Job: Omit all pictures, then retype the data exactly as given.

-- start --

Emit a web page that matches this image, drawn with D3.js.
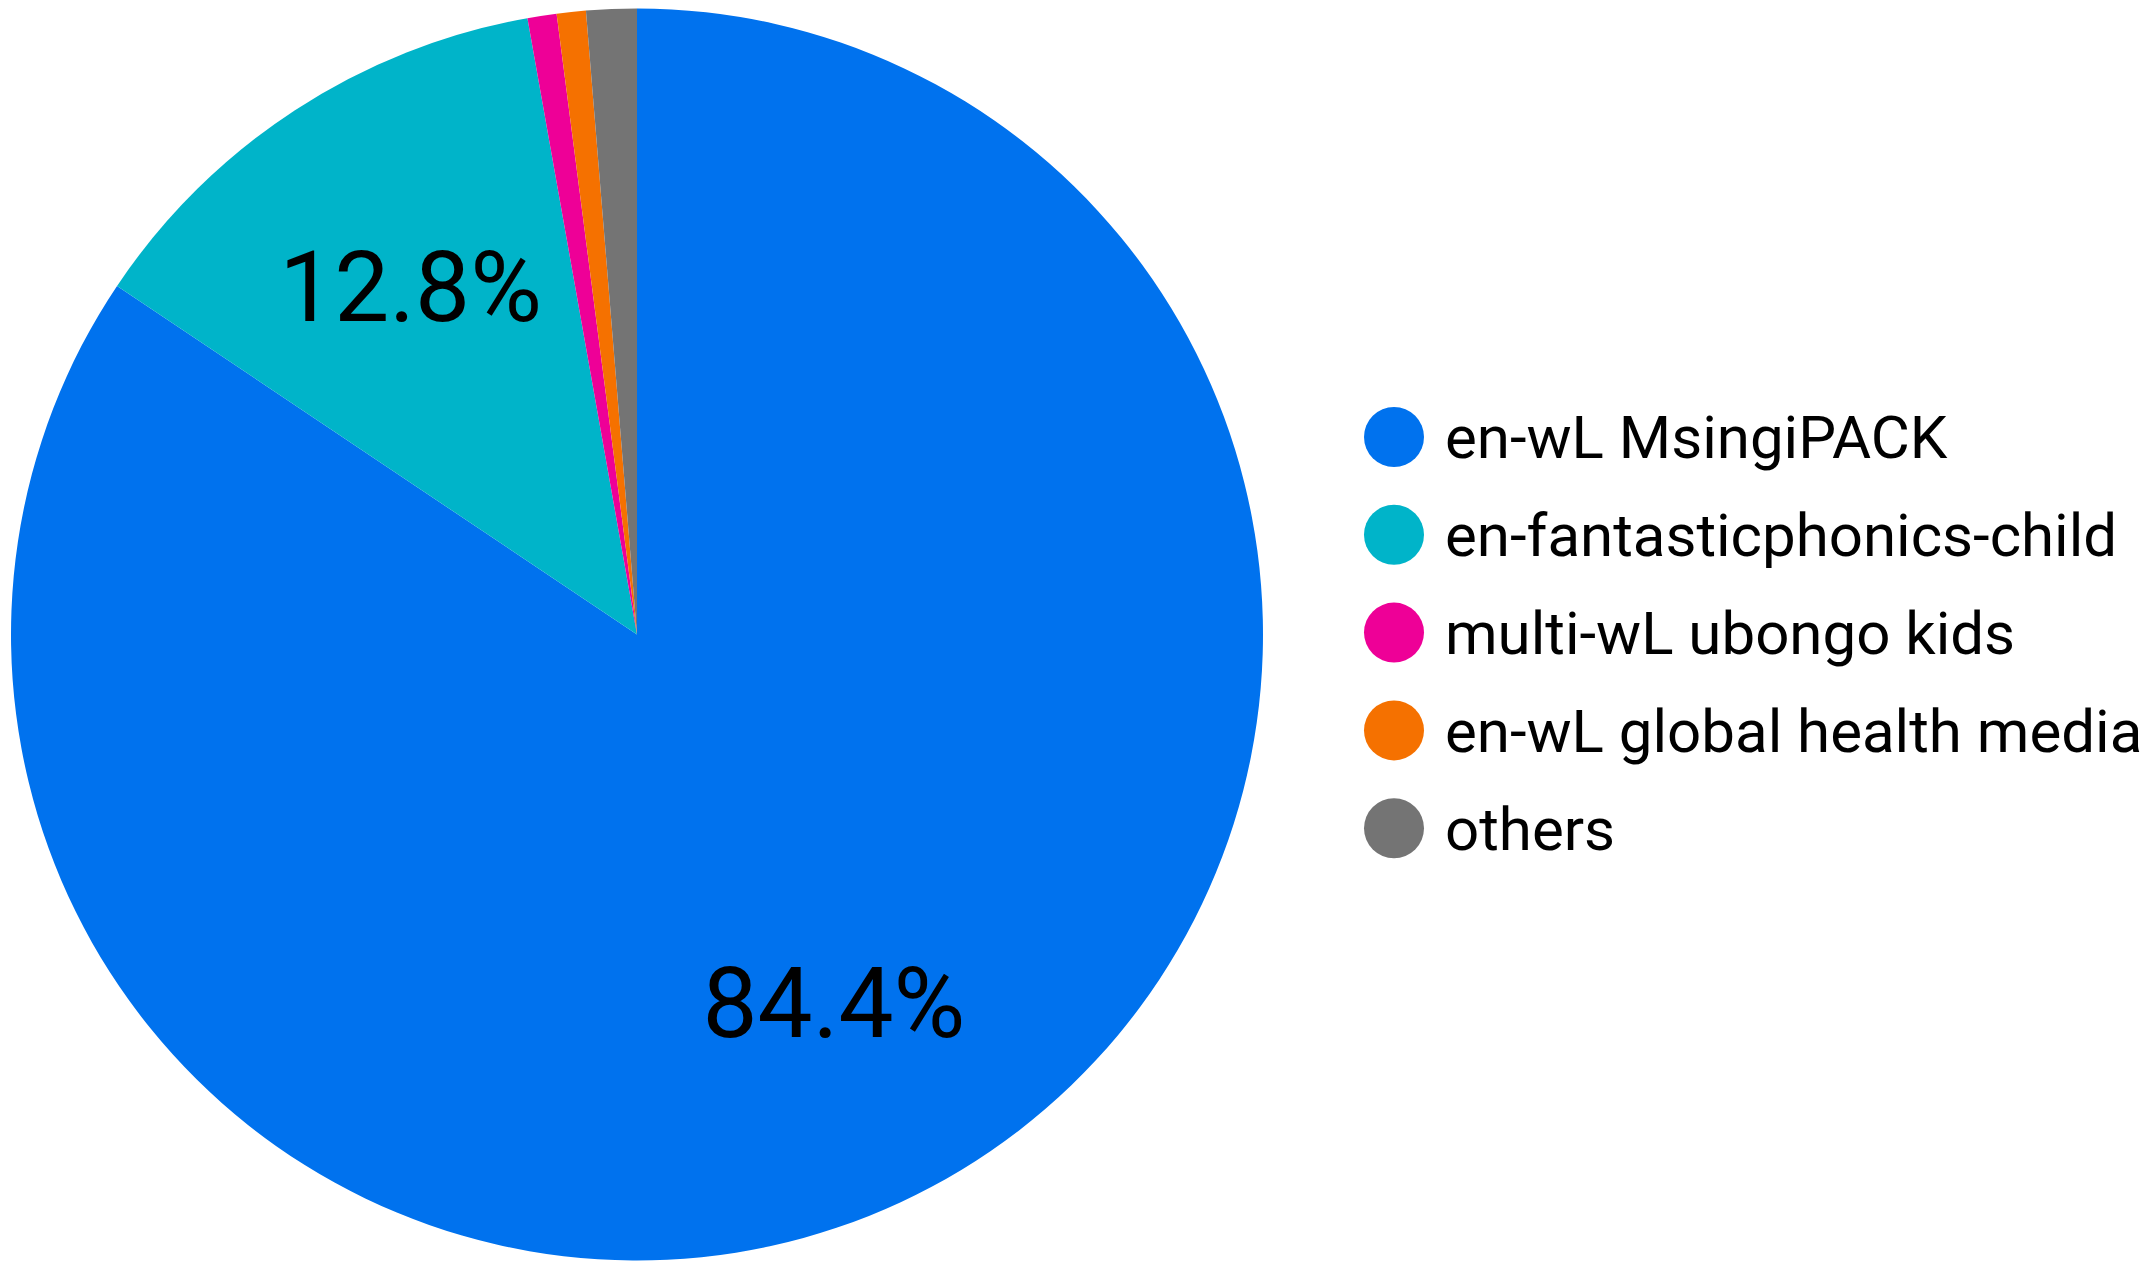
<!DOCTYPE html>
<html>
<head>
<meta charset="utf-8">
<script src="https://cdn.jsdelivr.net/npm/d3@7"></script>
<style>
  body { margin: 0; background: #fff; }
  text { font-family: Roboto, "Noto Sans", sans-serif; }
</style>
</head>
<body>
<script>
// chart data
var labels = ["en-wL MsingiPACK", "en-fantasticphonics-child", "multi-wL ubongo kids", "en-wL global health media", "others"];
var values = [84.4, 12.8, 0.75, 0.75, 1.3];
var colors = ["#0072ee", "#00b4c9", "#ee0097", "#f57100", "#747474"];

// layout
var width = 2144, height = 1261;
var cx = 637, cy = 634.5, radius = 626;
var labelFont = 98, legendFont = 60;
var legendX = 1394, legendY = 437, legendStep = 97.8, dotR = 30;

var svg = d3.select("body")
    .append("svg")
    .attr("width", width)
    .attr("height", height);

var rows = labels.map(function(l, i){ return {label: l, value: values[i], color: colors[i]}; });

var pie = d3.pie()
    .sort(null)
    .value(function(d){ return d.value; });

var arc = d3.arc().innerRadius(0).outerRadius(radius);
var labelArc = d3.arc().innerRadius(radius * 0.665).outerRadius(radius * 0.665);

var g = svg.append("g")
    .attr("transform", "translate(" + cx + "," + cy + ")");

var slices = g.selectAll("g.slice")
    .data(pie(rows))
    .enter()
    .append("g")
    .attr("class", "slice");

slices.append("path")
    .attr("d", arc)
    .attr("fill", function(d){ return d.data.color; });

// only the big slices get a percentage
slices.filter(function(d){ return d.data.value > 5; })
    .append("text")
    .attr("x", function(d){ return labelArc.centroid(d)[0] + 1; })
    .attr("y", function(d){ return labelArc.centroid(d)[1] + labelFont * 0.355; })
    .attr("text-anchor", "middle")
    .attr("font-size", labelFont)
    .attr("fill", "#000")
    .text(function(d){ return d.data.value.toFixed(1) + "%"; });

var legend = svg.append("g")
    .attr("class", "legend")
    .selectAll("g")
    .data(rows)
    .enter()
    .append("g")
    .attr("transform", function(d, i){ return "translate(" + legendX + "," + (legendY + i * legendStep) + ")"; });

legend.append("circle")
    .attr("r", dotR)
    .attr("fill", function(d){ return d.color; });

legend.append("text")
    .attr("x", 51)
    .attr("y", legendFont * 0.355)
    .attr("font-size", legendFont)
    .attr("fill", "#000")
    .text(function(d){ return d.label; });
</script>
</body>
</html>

-- end --

Solution to this problem:
Emit a web page that matches this image, drawn with D3.js.
<!DOCTYPE html>
<html>
<head>
<meta charset="utf-8">
<script src="https://cdn.jsdelivr.net/npm/d3@7"></script>
<style>
  body { margin: 0; background: #fff; }
  text { font-family: Roboto, "Noto Sans", sans-serif; }
</style>
</head>
<body>
<script>
// chart data
var labels = ["en-wL MsingiPACK", "en-fantasticphonics-child", "multi-wL ubongo kids", "en-wL global health media", "others"];
var values = [84.4, 12.8, 0.75, 0.75, 1.3];
var colors = ["#0072ee", "#00b4c9", "#ee0097", "#f57100", "#747474"];

// layout
var width = 2144, height = 1261;
var cx = 637, cy = 634.5, radius = 626;
var labelFont = 98, legendFont = 60;
var legendX = 1394, legendY = 437, legendStep = 97.8, dotR = 30;

var svg = d3.select("body")
    .append("svg")
    .attr("width", width)
    .attr("height", height);

var rows = labels.map(function(l, i){ return {label: l, value: values[i], color: colors[i]}; });

var pie = d3.pie()
    .sort(null)
    .value(function(d){ return d.value; });

var arc = d3.arc().innerRadius(0).outerRadius(radius);
var labelArc = d3.arc().innerRadius(radius * 0.665).outerRadius(radius * 0.665);

var g = svg.append("g")
    .attr("transform", "translate(" + cx + "," + cy + ")");

var slices = g.selectAll("g.slice")
    .data(pie(rows))
    .enter()
    .append("g")
    .attr("class", "slice");

slices.append("path")
    .attr("d", arc)
    .attr("fill", function(d){ return d.data.color; });

// only the big slices get a percentage
slices.filter(function(d){ return d.data.value > 5; })
    .append("text")
    .attr("x", function(d){ return labelArc.centroid(d)[0] + 1; })
    .attr("y", function(d){ return labelArc.centroid(d)[1] + labelFont * 0.355; })
    .attr("text-anchor", "middle")
    .attr("font-size", labelFont)
    .attr("fill", "#000")
    .text(function(d){ return d.data.value.toFixed(1) + "%"; });

var legend = svg.append("g")
    .attr("class", "legend")
    .selectAll("g")
    .data(rows)
    .enter()
    .append("g")
    .attr("transform", function(d, i){ return "translate(" + legendX + "," + (legendY + i * legendStep) + ")"; });

legend.append("circle")
    .attr("r", dotR)
    .attr("fill", function(d){ return d.color; });

legend.append("text")
    .attr("x", 51)
    .attr("y", legendFont * 0.355)
    .attr("font-size", legendFont)
    .attr("fill", "#000")
    .text(function(d){ return d.label; });
</script>
</body>
</html>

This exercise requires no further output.